- Born: 13 April 1978 (age 47)
- Occupations: Actor; Model;
- Spouse: Smriti Khanna (m. 2017)
- Children: 2 (Anayka Gupta, Aizah Gupta )

= Gautam Gupta =

Indian television actor and model

Gautam Gupta is an Indian television actor and model. He was last seen in the Balaji Telefilms show Kuch Toh Hai Tere Mere Darmiyaan, which aired
on Star Plus.

== Filmography ==
- Film
- 2007 - Go as Abhay Narula

- Television
- 2014-2015 - Meri Aashiqui Tumse Hi as Sharman Mitesh Parekh
- 2015-2016 - Kuch Toh Hai Tere Mere Darmiyaan as Madhavan "Maddy" Venkat
- 2016 - "Box Cricket League" as himself

== Personal life ==
Gupta is from a family of people in the film industry, that work in the business world of entertainment.

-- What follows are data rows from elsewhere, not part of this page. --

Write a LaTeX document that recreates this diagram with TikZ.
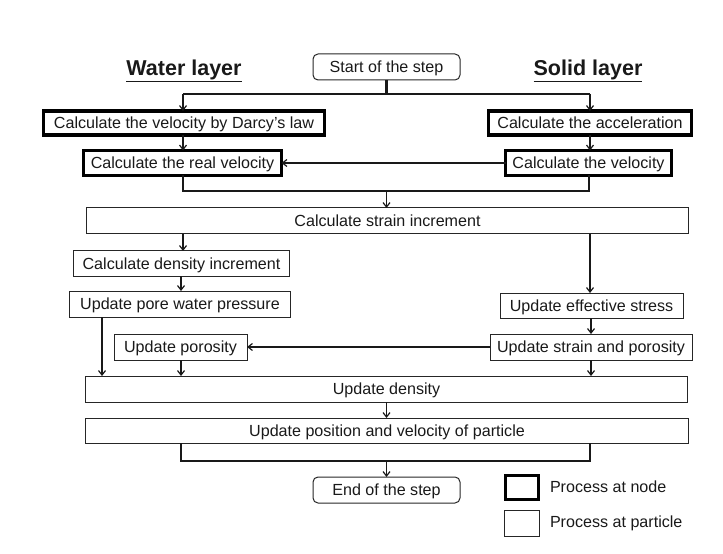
\documentclass[tikz,border=0pt]{standalone}
\usepackage{fontspec}
\setmainfont{Liberation Sans}
\usetikzlibrary{arrows.meta}
\begin{document}
\begin{tikzpicture}[x=1bp,y=-1bp,
  every node/.style={font=\fontsize{16.1bp}{19bp}\selectfont, text=black!90, inner sep=0pt, outer sep=0pt, text height=11.5bp, text depth=0bp},
  nodebox/.style={draw=black, line width=3.6bp, minimum height=24bp},
  partbox/.style={draw=black!85, line width=1bp, minimum height=26bp},
  termbox/.style={draw=black!85, line width=1bp, rounded corners=5bp, minimum height=26bp},
  title/.style={font=\fontsize{21.5bp}{25bp}\selectfont\bfseries, text height=15.5bp},
  arr/.style={draw=black!90, line width=1.2bp, -{Straight Barb[length=4.5bp,width=7bp]}},
  joinline/.style={draw=black!90, line width=2.2bp},
]
\useasboundingbox (0,0) rectangle (723,554);

% titles
\node[title] (wl) at (184,68) {\underline{Water layer}};
\node[title] (sl) at (588,68) {\underline{Solid layer}};

% nodes
\node[termbox, minimum width=147bp] (start) at (386.5,67) {Start of the step};
\node[nodebox, minimum width=281bp] (darcy) at (184,123) {Calculate the velocity by Darcy's law};
\node[nodebox, minimum width=203bp] (acc) at (590,123) {Calculate the acceleration};
\node[nodebox, minimum width=198bp, minimum height=25bp] (real) at (182.5,163) {Calculate the real velocity};
\node[nodebox, minimum width=166bp, minimum height=25bp] (vel) at (588.5,163) {Calculate the velocity};
\node[partbox, minimum width=601bp] (strain) at (387.5,221) {Calculate strain increment};
\node[partbox, minimum width=215bp, minimum height=25bp] (dinc) at (181.5,263.5) {Calculate density increment};
\node[partbox, minimum width=220bp] (pwp) at (180,304) {Update pore water pressure};
\node[partbox, minimum width=183bp, minimum height=25bp] (eff) at (591.5,305.5) {Update effective stress};
\node[partbox, minimum width=202bp] (snp) at (591,347) {Update strain and porosity};
\node[partbox, minimum width=133bp] (por) at (180.5,347) {Update porosity};
\node[partbox, minimum width=601bp] (dens) at (386.5,389) {Update density};
\node[partbox, minimum width=602bp, minimum height=25bp] (pos) at (387,430.5) {Update position and velocity of particle};
\node[termbox, minimum width=147bp] (end) at (386.5,490) {End of the step};

% legend
\node[nodebox, minimum width=33bp, minimum height=24bp] (lg1) at (522,487.5) {};
\node[partbox, minimum width=35bp, minimum height=26bp] (lg2) at (521.5,523) {};
\node[anchor=west] (lt1) at (550,487) {Process at node};
\node[anchor=west] (lt2) at (550,522) {Process at particle};

% connectors
\coordinate (j1) at (386.5,94);
\draw[joinline] (start.south) -- (j1);
\coordinate (j1l) at (183,94);
\coordinate (j1r) at (590,94);
\draw[joinline] (j1l) -- (j1r);
\draw[arr] (j1l) -- (j1l |- darcy.north);
\draw[arr] (j1r) -- (j1r |- acc.north);
\coordinate (d1) at (183,135);
\draw[arr] (d1) -- (d1 |- real.north);
\coordinate (a1) at (590,135);
\draw[arr] (a1) -- (a1 |- vel.north);
\draw[arr] (vel.west) -- (real.east);

\coordinate (j2l) at (183,191);
\coordinate (j2r) at (589,191);
\coordinate (j2) at (386.5,191);
\draw[joinline] (j2l |- real.south) -- (j2l) -- (j2r) -- (j2r |- vel.south);
\draw[arr] (j2) -- (j2 |- strain.north);

\coordinate (s1) at (183,234);
\draw[arr] (s1) -- (s1 |- dinc.north);
\coordinate (s2) at (590,234);
\draw[arr] (s2) -- (s2 |- eff.north);
\coordinate (di1) at (181,276);
\draw[arr] (di1) -- (di1 |- pwp.north);
\coordinate (e1) at (591,318);
\draw[arr] (e1) -- (e1 |- snp.north);
\draw[arr] (snp.west) -- (por.east);

\coordinate (p1) at (102,317);
\draw[arr] (p1) -- (p1 |- dens.north);
\coordinate (po1) at (181,360);
\draw[arr] (po1) -- (po1 |- dens.north);
\coordinate (sn1) at (591,360);
\draw[arr] (sn1) -- (sn1 |- dens.north);
\coordinate (de1) at (386.5,402);
\draw[arr] (de1) -- (de1 |- pos.north);

\coordinate (j3l) at (181,461);
\coordinate (j3r) at (590,461);
\coordinate (j3) at (386.5,461);
\draw[joinline] (j3l |- pos.south) -- (j3l) -- (j3r) -- (j3r |- pos.south);
\draw[arr] (j3) -- (end.north);
\end{tikzpicture}
\end{document}
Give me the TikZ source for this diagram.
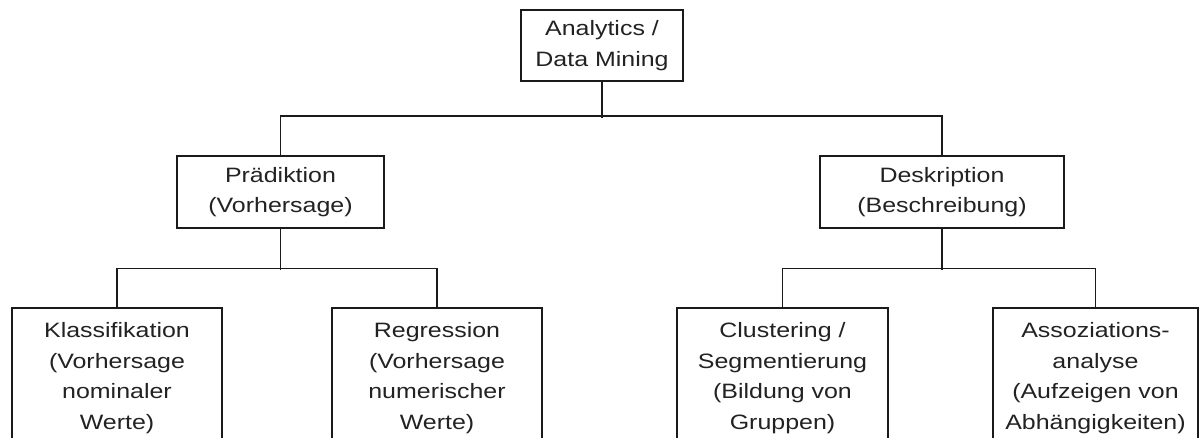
\documentclass[tikz,border=0pt]{standalone}
\usepackage{fontspec}
\setmainfont[FakeStretch=1.2]{Liberation Sans}
\definecolor{txt}{HTML}{222222}
\definecolor{ln}{HTML}{1A1A1A}
\begin{document}
\begin{tikzpicture}[x=1pt,y=-1pt,
  box/.style={draw=ln,line width=1.4pt,fill=white,inner sep=0pt,align=center,
    text=txt,font=\fontsize{20.8}{30.5}\selectfont},
  conn/.style={draw=ln,line width=1.6pt}]
\useasboundingbox (0,0) rectangle (1201,438);
\clip (0,0) rectangle (1201,438);
\fill[white] (0,0) rectangle (1201,438);
% top
\node[box,minimum width=162pt,minimum height=71pt] (top) at (602,45.5) {Analytics /\\Data Mining};
% middle
\node[box,minimum width=207pt,minimum height=72pt] (pred) at (280.5,192) {Prädiktion\\(Vorhersage)};
\node[box,minimum width=244pt,minimum height=72pt] (desk) at (942,192) {Deskription\\(Beschreibung)};
% bottom
\node[box,minimum width=210pt,minimum height=140pt] (klass) at (117,378) {Klassifikation\\(Vorhersage\\nominaler\\Werte)};
\node[box,minimum width=210pt,minimum height=140pt] (regr) at (437,378) {Regression\\(Vorhersage\\numerischer\\Werte)};
\node[box,minimum width=211pt,minimum height=140pt] (clus) at (782.5,378) {Clustering /\\Segmentierung\\(Bildung von\\Gruppen)};
\node[box,minimum width=205pt,minimum height=140pt] (asso) at (1095.5,378) {Assoziations-\\analyse\\(Aufzeigen von\\Abhängigkeiten)};
% connectors
\draw[conn] (top.south) -- ++(0,36);
\draw[conn] (pred.north) -- ++(0,-39) -| (desk.north);
\draw[conn] (pred.south) -- ++(0,41);
\draw[conn] (klass.north) -- ++(0,-39) -| (regr.north);
\draw[conn] (desk.south) -- ++(0,41);
\draw[conn] (clus.north) -- ++(0,-39) -| (asso.north);
\end{tikzpicture}
\end{document}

His father Sushil Gupta owns a post-production company. Gautam was always interested in arts, but it was not until a friend recommended him to try an acting class, when he realized that acting was what he wanted to do. He married his Meri Aashiqui co-star Smriti Khanna on 23 November 2017.Their daughter was born on 15 April 2020.